Post 1 At-Large City Council member Michael Julian Bond said he wasn’t aware of the lease-back agreement’s total cost before last week. However, he still plans to approve public funding for the training center because he believes it’s needed.
“We still don’t have an adequate place for our police and more so for our fire department to train,” Bond said.
The training center funding ordinance would authorize the city to send $30 million from its general fund to the police foundation to pay for the center’s construction, allocate $1 million in public safety impact fees to build a gymnasium at the facility, and allow Mayor Andre Dickens to enter into the lease-back agreement with the foundation.
The lease-back would come via a loan that the police foundation will take out to help pay for the center but that the city will pay back through annual $1.2 million installments over 30 years, for a total of $36 million.
A police department spokesman said the city sees the installments as “budget-neutral” because the city won’t have to continue renting other facilities for police and fire department training. Multiple council members echoed that reasoning, reaffirming their support for the training center.
Bond is one of at least seven council members who have publicly expressed their support for legislation to fund the training center. The ordinance needs only a majority vote from the 16-member legislative body on Monday to be approved. City Council President Doug Shipman would provide a tie-breaking vote if needed.
Council members Dustin Hillis, Byron Amos, Howard Shook, Mary Norwood, Marci Collier Overstreet, and Matt Westmoreland are all co-sponsors of the measure.
Hillis, Overstreet, Westmoreland, Shook, and District 6 council member Alex Wan were the five council finance committee members who voted to advance the funding legislation on May 24, more than a week after it was introduced.
District 5 council member Liliana Bakhtiari and Post 3 At-Large council member Keisha Sean Waites confirmed they still plan to vote against the funding legislation on Monday.
Bakhtiari expects the measure will get approved anyway.
“They do have enough votes to pass it,” she said. “The community is definitely in pain, and we have done nothing, in my opinion, to prevent that. Everybody’s in pain for good reason. The messaging around this has been terrible. The communication has been terrible. The delivery has been terrible.”

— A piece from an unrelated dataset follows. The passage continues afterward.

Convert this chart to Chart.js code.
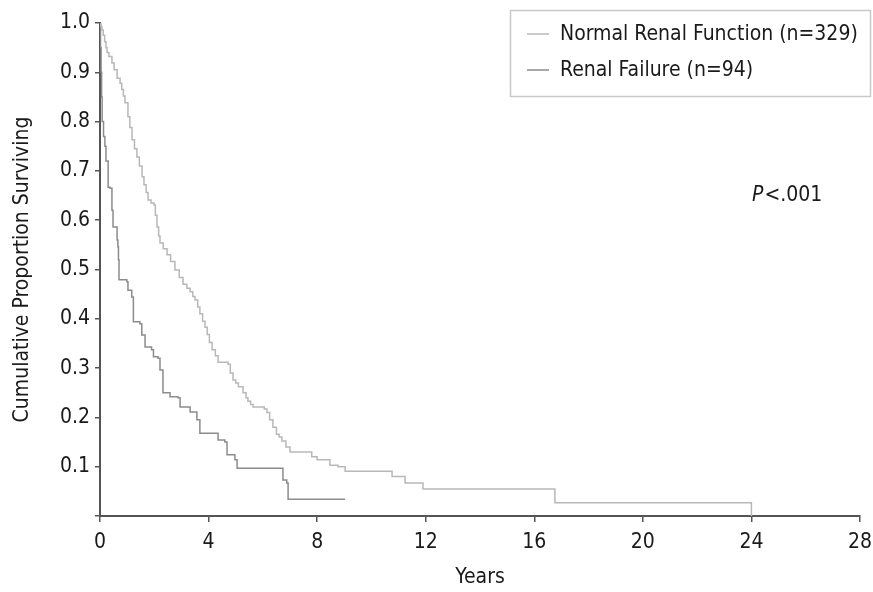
<!DOCTYPE html>
<html>
<head>
<meta charset="utf-8">
<script src="https://cdn.jsdelivr.net/npm/chart.js@4.4.0/dist/chart.umd.min.js"></script>
<style>
  html, body { margin: 0; padding: 0; background: #fff; }
  #wrap { width: 873px; height: 592px; }
</style>
</head>
<body>
<div id="wrap"><canvas id="km" width="873" height="592"></canvas></div>
<script>
// Kaplan-Meier estimates (time in years, proportion surviving)
const normalTimes = [0, 0.03, 0.07, 0.12, 0.17, 0.22, 0.26, 0.33, 0.44, 0.52, 0.63, 0.74, 0.8, 0.86, 0.92, 1.03, 1.1, 1.18, 1.27, 1.36, 1.45, 1.55, 1.62, 1.7, 1.77, 1.88, 1.99, 2.04, 2.1, 2.16, 2.21, 2.33, 2.47, 2.6, 2.76, 2.92, 3.06, 3.2, 3.32, 3.42, 3.5, 3.6, 3.68, 3.78, 3.87, 3.95, 4.03, 4.13, 4.25, 4.35, 4.72, 4.8, 4.9, 5.0, 5.1, 5.27, 5.38, 5.45, 5.55, 5.64, 6.05, 6.15, 6.25, 6.37, 6.5, 6.6, 6.7, 6.85, 7.0, 7.8, 8.0, 8.47, 8.77, 9.03, 10.76, 11.24, 11.9, 16.76, 24];
const normalSurv = [1.0, 0.993, 0.986, 0.975, 0.962, 0.95, 0.94, 0.932, 0.919, 0.905, 0.888, 0.878, 0.865, 0.852, 0.838, 0.81, 0.788, 0.763, 0.745, 0.728, 0.71, 0.688, 0.672, 0.656, 0.641, 0.635, 0.631, 0.61, 0.586, 0.568, 0.554, 0.542, 0.53, 0.516, 0.499, 0.484, 0.47, 0.462, 0.455, 0.445, 0.438, 0.424, 0.41, 0.395, 0.383, 0.368, 0.352, 0.337, 0.325, 0.312, 0.308, 0.29, 0.276, 0.27, 0.262, 0.25, 0.24, 0.233, 0.226, 0.221, 0.217, 0.21, 0.195, 0.18, 0.166, 0.16, 0.152, 0.14, 0.13, 0.12, 0.114, 0.103, 0.1, 0.091, 0.08, 0.067, 0.055, 0.027, 0];

const failureTimes = [0, 0.02, 0.04, 0.06, 0.08, 0.13, 0.18, 0.22, 0.3, 0.37, 0.44, 0.48, 0.63, 0.66, 0.68, 0.7, 0.99, 1.03, 1.17, 1.23, 1.47, 1.54, 1.66, 1.9, 1.97, 2.14, 2.21, 2.32, 2.58, 2.87, 2.95, 3.32, 3.57, 3.68, 4.35, 4.6, 4.68, 4.97, 5.05, 6.74, 6.88, 6.93, 9.03];
const failureSurv = [1.0, 0.95, 0.9, 0.85, 0.8, 0.77, 0.75, 0.72, 0.667, 0.665, 0.62, 0.586, 0.56, 0.546, 0.52, 0.479, 0.475, 0.458, 0.444, 0.394, 0.39, 0.367, 0.343, 0.337, 0.323, 0.32, 0.296, 0.25, 0.242, 0.24, 0.221, 0.211, 0.195, 0.168, 0.154, 0.15, 0.124, 0.114, 0.097, 0.073, 0.067, 0.034, 0.034];

const xTicks = [0, 4, 8, 12, 16, 20, 24, 28];
const yTicks = [0, 0.1, 0.2, 0.3, 0.4, 0.5, 0.6, 0.7, 0.8, 0.9, 1.0];

const fontFam = '"Liberation Sans Narrow", "DejaVu Sans Condensed", "Liberation Sans", sans-serif';

function toPoints(times, surv) {
    return times.map((t, i) => ({ x: t, y: surv[i] }));
}

// legend box and P value drawn inside the plot
const overlay = {
    id: 'overlay',
    afterDraw(chart) {
        const ctx = chart.ctx;
        ctx.save();
        ctx.strokeStyle = '#c8c8c8';
        ctx.lineWidth = 1.5;
        ctx.strokeRect(510.5, 10.5, 360, 86);
        ctx.font = '21px ' + fontFam;
        ctx.textBaseline = 'middle';
        ctx.fillStyle = '#1a1a1a';
        const rows = [34, 70];
        chart.data.datasets.forEach((ds, i) => {
            ctx.strokeStyle = ds.borderColor;
            ctx.lineWidth = 1.5;
            ctx.beginPath();
            ctx.moveTo(527, rows[i]);
            ctx.lineTo(549, rows[i]);
            ctx.stroke();
            ctx.fillText(ds.label, 560, rows[i] + 1);
        });
        ctx.font = 'italic 21px ' + fontFam;
        ctx.fillText('P', 752, 196);
        const pw = ctx.measureText('P').width;
        ctx.font = '21px ' + fontFam;
        ctx.fillText('<.001', 752 + pw + 1, 196);
        ctx.restore();
    }
};

new Chart(document.getElementById('km'), {
    type: 'line',
    data: {
        datasets: [{
            label: 'Normal Renal Function (n=329)',
            data: toPoints(normalTimes, normalSurv),
            borderColor: '#b8b8b8',
            borderWidth: 1.5,
            stepped: 'before',
            pointRadius: 0,
            fill: false
        }, {
            label: 'Renal Failure (n=94)',
            data: toPoints(failureTimes, failureSurv),
            borderColor: '#8c8c8c',
            borderWidth: 1.5,
            stepped: 'before',
            pointRadius: 0,
            fill: false
        }]
    },
    options: {
        responsive: false,
        animation: false,
        layout: {
            padding: { left: 0, right: 13, top: 23, bottom: 0 }
        },
        plugins: {
            legend: { display: false },
            tooltip: { enabled: false }
        },
        scales: {
            x: {
                type: 'linear',
                min: 0,
                max: 28,
                afterBuildTicks: (axis) => { axis.ticks = xTicks.map(v => ({ value: v })); },
                afterFit: (axis) => {
                    axis.height = 76;
                    axis.paddingLeft = 0;
                    axis.paddingRight = 0;
                },
                ticks: {
                    color: '#1a1a1a',
                    font: { family: fontFam, size: 21 },
                    padding: 8,
                    maxRotation: 0
                },
                grid: {
                    display: true,
                    drawOnChartArea: false,
                    drawTicks: true,
                    tickLength: 6,
                    color: '#555',
                    lineWidth: 1.5
                },
                border: { display: true, color: '#555', width: 2 },
                title: {
                    display: true,
                    text: 'Years',
                    color: '#1a1a1a',
                    font: { family: fontFam, size: 21 },
                    padding: { top: 0, bottom: 2 }
                }
            },
            y: {
                min: 0,
                max: 1,
                afterBuildTicks: (axis) => { axis.ticks = yTicks.map(v => ({ value: v })); },
                afterFit: (axis) => {
                    axis.width = 100;
                    axis.paddingTop = 0;
                    axis.paddingBottom = 0;
                },
                ticks: {
                    color: '#1a1a1a',
                    font: { family: fontFam, size: 21 },
                    padding: 5,
                    callback: (v) => v === 0 ? '' : v.toFixed(1)
                },
                grid: {
                    display: true,
                    drawOnChartArea: false,
                    drawTicks: true,
                    tickLength: 5,
                    color: '#555',
                    lineWidth: 1.5
                },
                border: { display: true, color: '#555', width: 2 },
                title: {
                    display: true,
                    text: 'Cumulative Proportion Surviving',
                    color: '#1a1a1a',
                    font: { family: fontFam, size: 21 },
                    padding: { top: 10, bottom: 0 }
                }
            }
        }
    },
    plugins: [overlay]
});
</script>
</body>
</html>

District 1 council member Jason Winston, whose district is the closest to the training center construction site in south DeKalb County, said he is undecided about supporting the legislation and is “still listening” to constituents on both sides of the issue.
He abstained from the finance committee vote last week, but told Capital B over the weekend that the revised $67 million taxpayer price tag for the training center wasn’t surprising, given Atlanta Chief Financial Officer Mohamed Balla’s report to the council on the facility’s construction costs at the committee meeting.
He said the buzz around the center’s cost hadn’t swayed him one way or another.
“I can see where it can seem like this was misleading, but I think at the end of the day, the capital expenditure to be able to build this facility is going to be the $31 million,” Winston said. “The folks who have been promoting this could have done a better job of just talking about where the numbers are coming from.”
Bond admitted he’s worried that building the training center could cost taxpayers even more than $67 million. He acknowledged city officials have a track record of underestimating the cost of capital projects over several years.
“I’m very concerned about that,” Bond said. “It can hurt the bond rating of the city of Atlanta, which would be devastating across all of our financial tools, or rather all of our financial arrangements that we’ve made.”
The council’s final vote on the training center funding legislation is set to take place at 1 p.m. Monday inside City Hall. Members of the public can attend in person or watch online.